One small lesson, beware of local scams warning you of local scams… A local did a hilarious speech on the risk of being scammed - just before scamming several people on the boat. The story was that Pak Beng was much more expensive than other places we had stayed and that you really ought to have pre-booked - of course, luckily for us he offered a very affordable hotel which we could book right now for the mere price of 100,000 kips. It all sounded very convincing and several people went for it, we didn’t and instead just accepted one of the numerous offers on arrival - for 60,000 kip we had a perfectly adequate room with bathroom and sweet sweet air conditioning.

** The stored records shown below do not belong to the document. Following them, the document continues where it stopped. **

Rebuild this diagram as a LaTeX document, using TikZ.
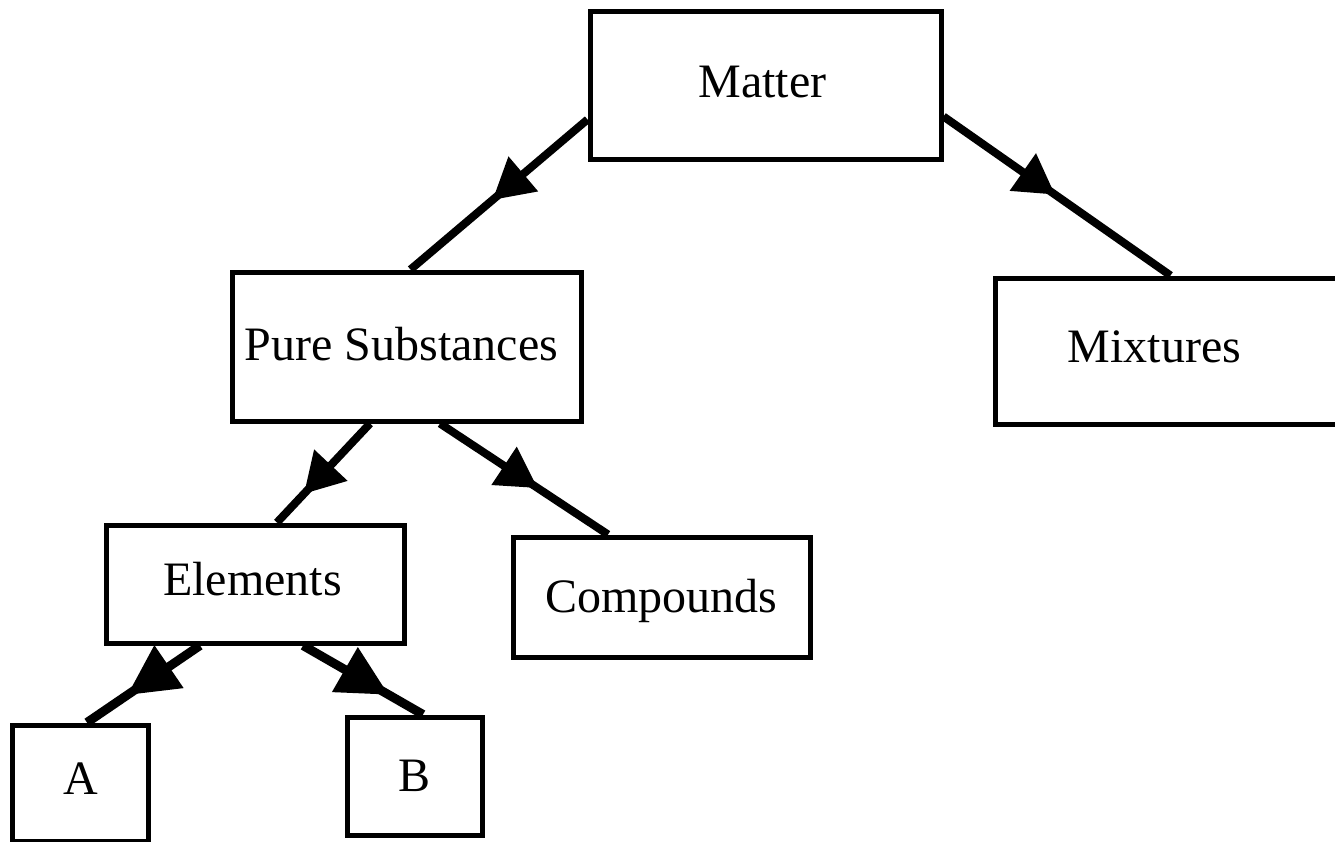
\documentclass[tikz,border=0pt]{standalone}
\usepackage{fontspec}
\setmainfont{Liberation Serif}
\usetikzlibrary{arrows.meta,decorations.markings}
\tikzset{
  box/.style={draw=black, line width=5bp, rectangle, inner sep=0pt, text depth=0pt,
    text height=23bp, font=\fontsize{48bp}{56bp}\selectfont},
  conn/.style={draw=black, line width=8bp, line cap=butt},
  midarrow/.style 2 args={postaction={decorate}, decoration={markings,
    mark=at position #1 with {\arrow{Triangle[length=#2bp, width=46bp, line width=0pt]}}}},
  bigarrow/.style={postaction={decorate}, decoration={markings,
    mark=at position #1 with {\arrow{Triangle[length=50bp, width=52bp, line width=0pt]}}}},
}
\begin{document}
\begin{tikzpicture}[x=1bp, y=-1bp]
\useasboundingbox (0,0) rectangle (1335,841);
\node[box, minimum width=351bp, minimum height=147bp] (matter) at (765.5,85.5) {\hspace*{-6bp}Matter};
\node[box, minimum width=349bp, minimum height=149bp, text height=28bp] (pure) at (406.5,346.5) {\hspace*{-10bp}Pure Substances};
\node[box, minimum width=343bp, minimum height=146bp] (mix) at (1166.5,351) {\hspace*{-24bp}Mixtures};
\node[box, minimum width=298bp, minimum height=118bp] (elem) at (255.5,584) {\hspace*{-6bp}Elements};
\node[box, minimum width=297bp, minimum height=120bp, text height=31bp] (comp) at (661.5,597) {Compounds};
\node[box, minimum width=135bp, minimum height=116bp] (a) at (80.5,783) {A};
\node[box, minimum width=135bp, minimum height=118bp, text height=31bp] (b) at (414.5,776) {B};

\draw[conn, midarrow={0.535}{40}] ([yshift=-34bp]matter.west) -- ([xshift=4bp]pure.north);
\draw[conn, midarrow={0.49}{39}] ([yshift=-31bp]matter.east) -- ([xshift=4bp]mix.north);
\draw[conn, midarrow={0.71}{39}] ([xshift=-36.5bp]pure.south) -- ([xshift=21.5bp]elem.north);
\draw[conn, midarrow={0.58}{40}] ([xshift=33.5bp]pure.south) -- ([xshift=-53.5bp]comp.north);
\draw[conn, line width=9bp, bigarrow=0.64] ([xshift=-55.5bp]elem.south) -- ([xshift=6.5bp]a.north);
\draw[conn, line width=9bp, bigarrow=0.71] ([xshift=47.5bp]elem.south) -- ([xshift=8.5bp]b.north);
\end{tikzpicture}
\end{document}
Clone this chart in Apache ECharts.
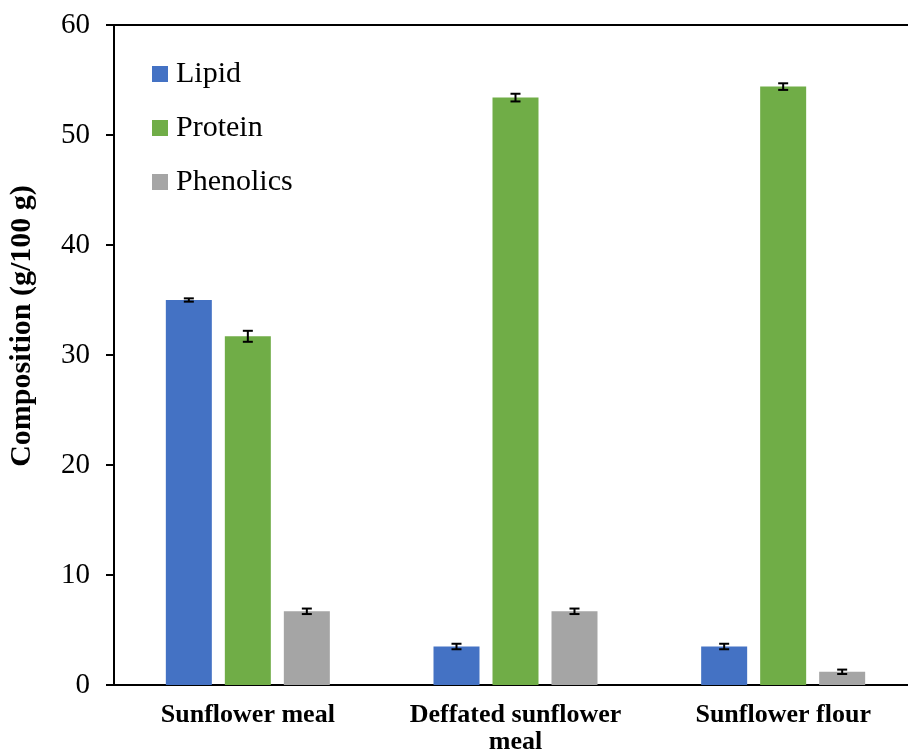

Finally on our way, the boat takes you down the mostly calm Mekong expertly maneuvered through the occasional rapid or rocky outcrops. As you float along the borderline we noticed a stark contrast between the well developed Thailand and a mostly rural and empty Laos. Until slowly you start to go inland and you are surrounded by just a peaceful Laos. There were Water buffalo half-submerged in the river, children waving, monks washing their robes, people fishing or panning for gold all with a beautiful backdrop of hills, fields and forests.

Among all this tranquility a storm took us on the second day, slightly by surprise. They raced the boat towards the shore, while the youngest in the slow-boat family sprinted up the roof to lower plastic sheets over our open windows, when he returned he was completely drenched. An Approximate 20 minutes of bucketing downpour later, the sun popped back out and we were back on our way to Luang Prabang. Well sort of, because the boat didn’t stop in Luang Prabang, it stopped 10 km short. This to get a further 20,000 kip out of each tourist for a tuk-tuk into town. It is a shame that this is how the slow boat ends, but it is part of how things work. Even despite this, the slow-boat was another highlight!

Next up, Luang Prabang! And well…. You just read how we got there!